Flaviviruses are a genus within the Flaviviridae family of positive-strand RNA viruses and are transmitted principally through mosquito and tick vectors. These viruses are responsible for hundreds of millions of human infections worldwide per year that result in a range of illnesses from self-limiting febrile syndromes to severe neurotropic and viscerotropic diseases and, in some cases, death. A vaccine against the prototype flavivirus, yellow fever virus, has been deployed for 85 years and is highly effective. While vaccines against some medically important flaviviruses are available, others have proven challenging to develop. The emergence and spread of flaviviruses, including dengue virus and Zika virus, demonstrate their pandemic potential. This review highlights the gaps in knowledge that need to be addressed to allow for the rapid development of vaccines against emerging flaviviruses in the future.

Keywords: antibody neutralization; antibody-dependent enhancement; arbovirus; dynamics; flavivirus; interferon; vaccine; virus-host interaction.

Figure 1.

Transmission cycle of 3 prototype flavivirus pathogens. Dengue virus (DENV) and West Nile virus (WNV) are transmitted via mosquito vectors. For WNV, birds serve as a reservoir for virus and can transmit virus during a mosquito blood meal. Mosquitoes replicate virus and transmit to other vertebrate species, with humans (and horses, not shown) serving as an incidental dead-end host. In contrast, DENV in its urban cycle can be transmitted from a human, because of its high viremia, to a mosquito, and following an intrinsic incubation period in the female mosquito can be transmitted to a naive human host. Rodents serve as a primary reservoir for tick-borne encephalitis virus (TBEV) and, as its name implies, it is transmitted via ticks. Humans are incidental hosts for this virus.

Figure 2.

Flavivirus genome organization, polyprotein translation, and virus particle morphologies. A, The polyprotein genome organization and topology with proteolytic cleavages shown by black arrows (signal peptidase), red arrowhead (furin), and green arrowheads (viral 2B/3C protease).
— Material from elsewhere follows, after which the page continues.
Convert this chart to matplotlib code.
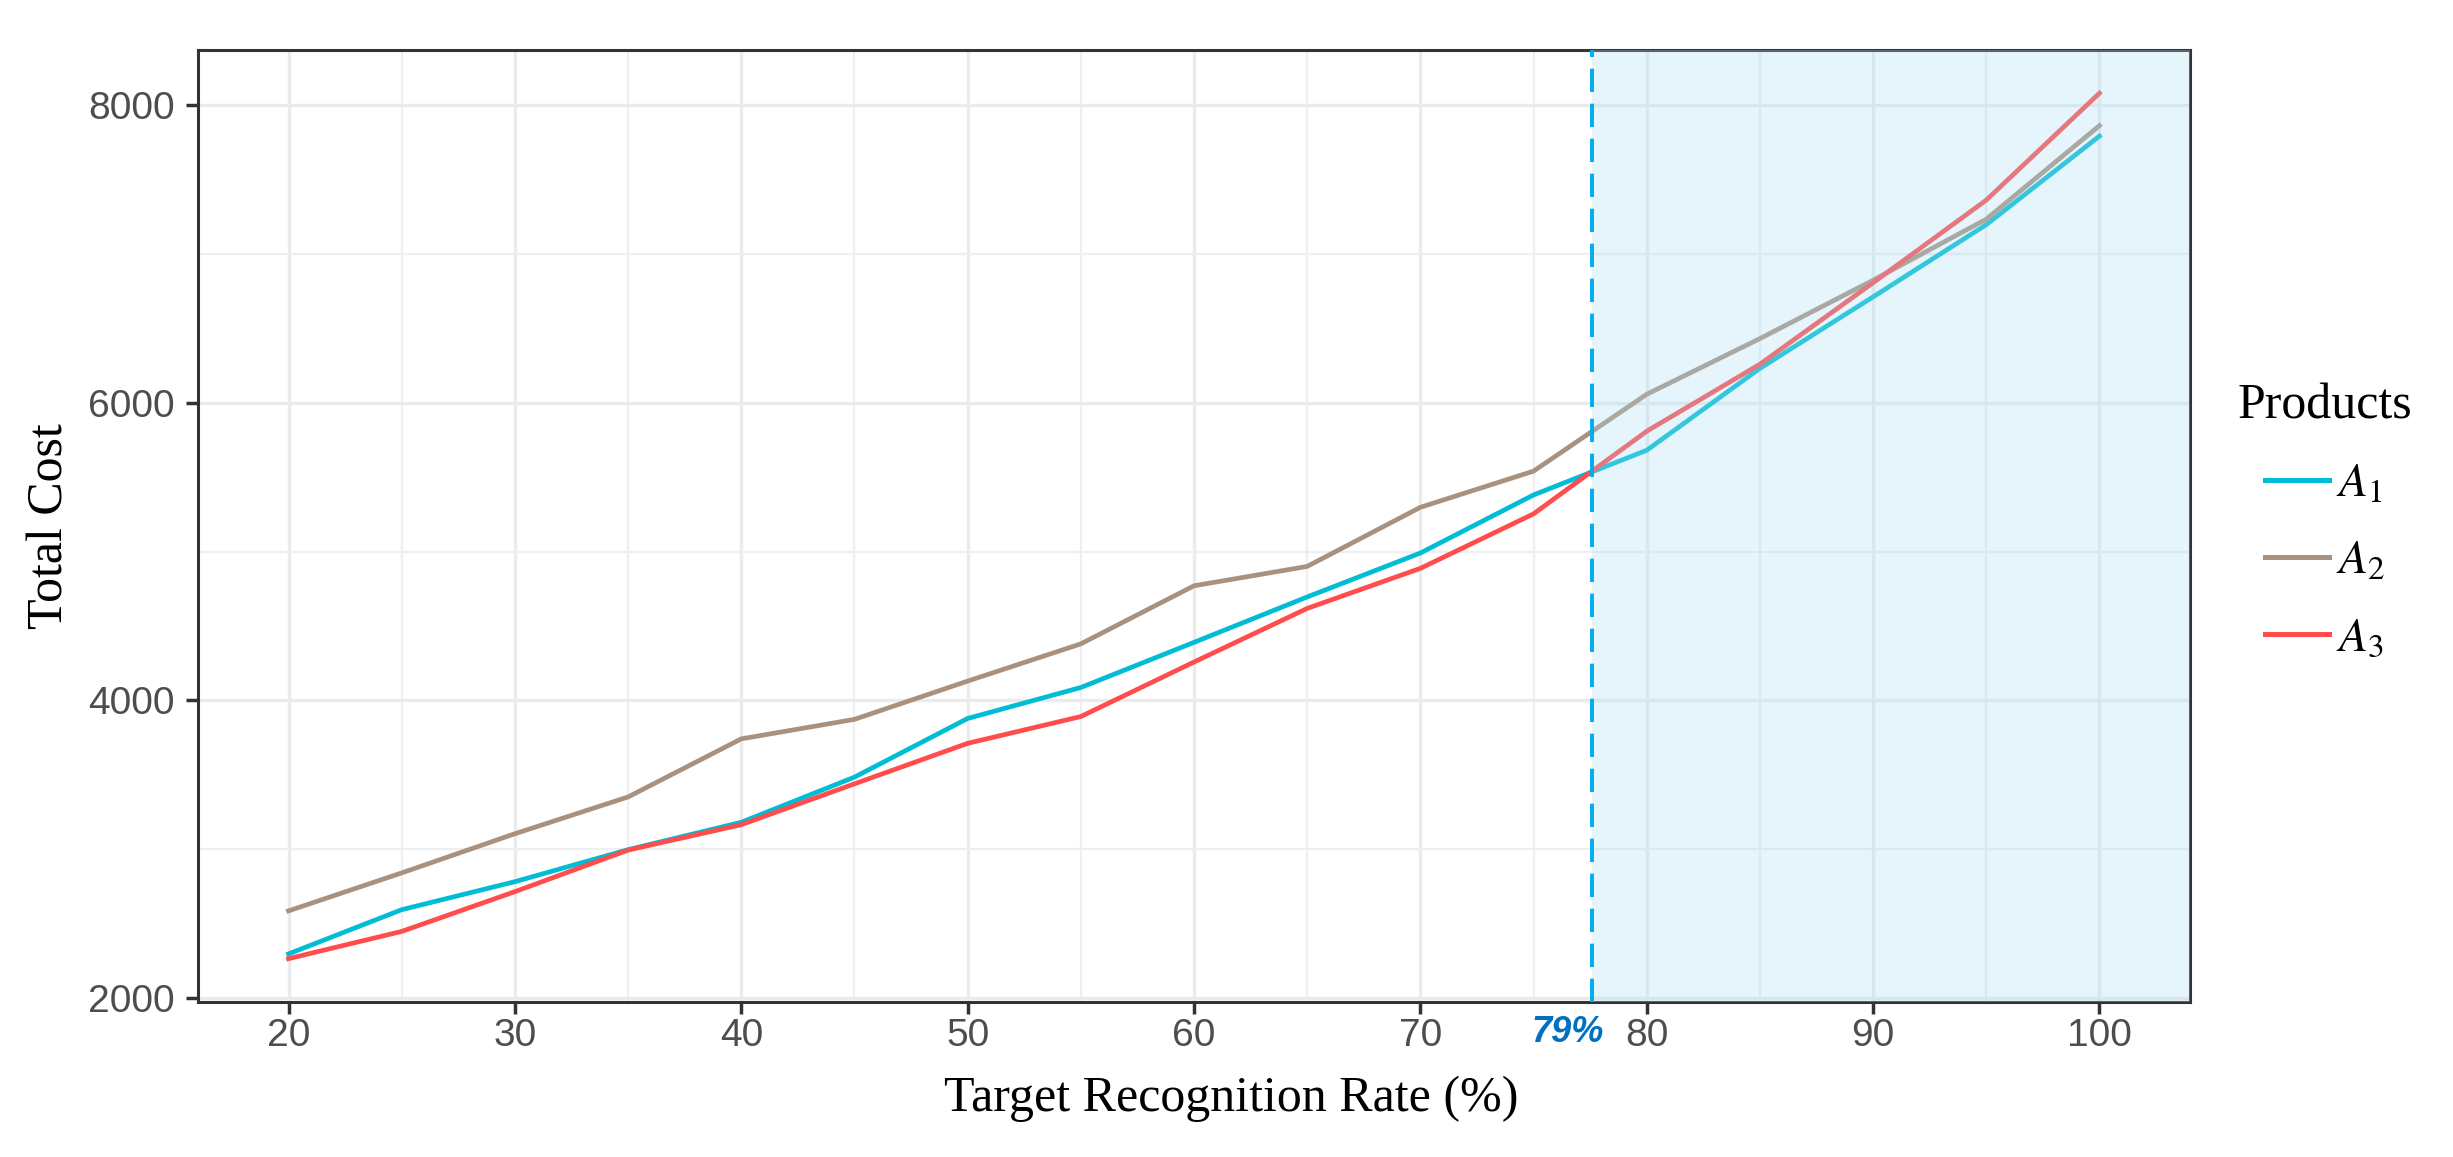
import matplotlib
matplotlib.use("Agg")
import matplotlib.pyplot as plt
from matplotlib.ticker import MultipleLocator, FixedLocator

# ---------------- data ----------------
rate = [20, 25, 30, 35, 40, 45, 50, 55, 60, 65, 70, 75, 80, 85, 90, 95, 100]
cost_A1 = [2298, 2595, 2783, 2998, 3182, 3485, 3879, 4087, 4390, 4695, 4990, 5380, 5680, 6230, 6710, 7195, 7790]
cost_A2 = [2587, 2842, 3105, 3352, 3742, 3873, 4130, 4380, 4770, 4900, 5297, 5540, 6056, 6430, 6822, 7232, 7860]
cost_A3 = [2266, 2449, 2716, 2995, 3166, 3440, 3712, 3892, 4258, 4618, 4887, 5253, 5808, 6258, 6805, 7360, 8078]
series_labels = ["$A_1$", "$A_2$", "$A_3$"]
series_colors = ["#00BCD4", "#A8927F", "#FF4D4D"]
threshold_x = 77.6
threshold_label = "79%"
x_ticks = [20, 30, 40, 50, 60, 70, 80, 90, 100]
y_ticks = [2000, 4000, 6000, 8000]

W, H = 2453, 1157
plt.rcParams["mathtext.fontset"] = "stix"
fig = plt.figure(figsize=(W / 100, H / 100), dpi=100)
ax = fig.add_axes([198 / W, 1 - 1002 / H, (2190 - 198) / W, (1002 - 50) / H])

for vals, lab, col in zip([cost_A1, cost_A2, cost_A3], series_labels, series_colors):
    ax.plot(rate, vals, color=col, lw=3.4, label=lab, zorder=3)

ax.set_xlim(16, 104)
ax.set_ylim(1975, 8368)

# shaded region over everything
ax.axvspan(threshold_x, 104, color=(172 / 255, 222 / 255, 245 / 255), alpha=0.3, lw=0, zorder=5)
ax.axvline(threshold_x, color="#00AEEF", lw=2.8, linestyle=(0, (6, 3)), zorder=6)

ax.xaxis.set_major_locator(FixedLocator(x_ticks))
ax.xaxis.set_minor_locator(MultipleLocator(5))
ax.yaxis.set_major_locator(FixedLocator(y_ticks))
ax.yaxis.set_minor_locator(MultipleLocator(1000))
ax.grid(which="major", color="#EBEBEB", lw=2.4, zorder=0)
ax.grid(which="minor", color="#EFEFEF", lw=1.6, zorder=0)
ax.set_axisbelow(True)

tick_font = ["Liberation Sans Narrow", "Liberation Sans", "DejaVu Sans"]
ax.tick_params(which="major", length=8.6, width=2.5, color="#333333", labelcolor="#4D4D4D", labelsize=28)
ax.tick_params(axis="x", which="major", pad=3)
ax.tick_params(axis="y", which="major", pad=8)
ax.tick_params(which="minor", length=0)
for lbl in ax.get_xticklabels() + ax.get_yticklabels():
    lbl.set_fontfamily(tick_font)

for sp in ax.spines.values():
    sp.set_color("#333333")
    sp.set_linewidth(2.2)

serif = ["Liberation Serif", "DejaVu Serif"]
ax.set_xlabel("Target Recognition Rate (%)", fontsize=36, family=serif, va="center")
ax.xaxis.set_label_coords((1231 - 198) / 1992, (1002 - 1099) / 952)
ax.set_ylabel("Total Cost", fontsize=36, family=serif, va="center")
ax.yaxis.set_label_coords((50 - 198) / 1992, 0.5)

ax.text(threshold_x - 1.1, (1002 - 1032.5) / 952, threshold_label, transform=ax.get_xaxis_transform(),
        ha="center", va="center", fontsize=26, fontweight="bold", fontstyle="italic",
        family=["Liberation Sans", "DejaVu Sans"], color="#0070C0", clip_on=False)

leg = ax.legend(loc="upper left", bbox_to_anchor=(2238 / W, 1 - 383 / H), bbox_transform=fig.transFigure,
                frameon=False, fontsize=34, title="Products",
                title_fontproperties={"family": serif, "size": 36},
                handlelength=1.35, handletextpad=0.15, labelspacing=0.68,
                borderpad=0, borderaxespad=0)
for h in leg.get_lines():
    h.set_linewidth(3.6)

fig.savefig("out.png", dpi=100)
B, A side view of the prM-E trimer colored by domains: E domain I, red; domain II, yellow; domain III, blue; transmembrane domain, cyan; and prM, pink. On the right is a surface-shaded view of the immature virion. C, The E dimer found in the mature virion colored as in (B). The surface shaded view of the mature virion is shown to the right. D, Surface shaded view of subviral particles. E, Surface shaded images of flavivirus particles that have been observed or inferred from cryoelectron microscopy studies. Abbreviations: C, cytoplasmic capsid protein; E, envelope protein; NS, nonstructural protein; prM, precursor membrane protein.

Figure 3.

Antibodies produced following native flavivirus infection or vaccination. Epitopes elicited by flaviviruses differ based on the immunogen presented. In native infections, mature, immature, and mixed virions (partially mature) present complex epitopes that are conformationally dependent on the arrangement of not only E protein dimers, but E protein rafts and the presence of prM, resulting in a diversity of antibody specificities. A gap in knowledge is which types of antibodies provide the best protection and which vaccine strategy can elicit optimal responses. Abbreviations: E, envelope protein; LAV, live-attenuated vaccine; prM, precursor membrane protein.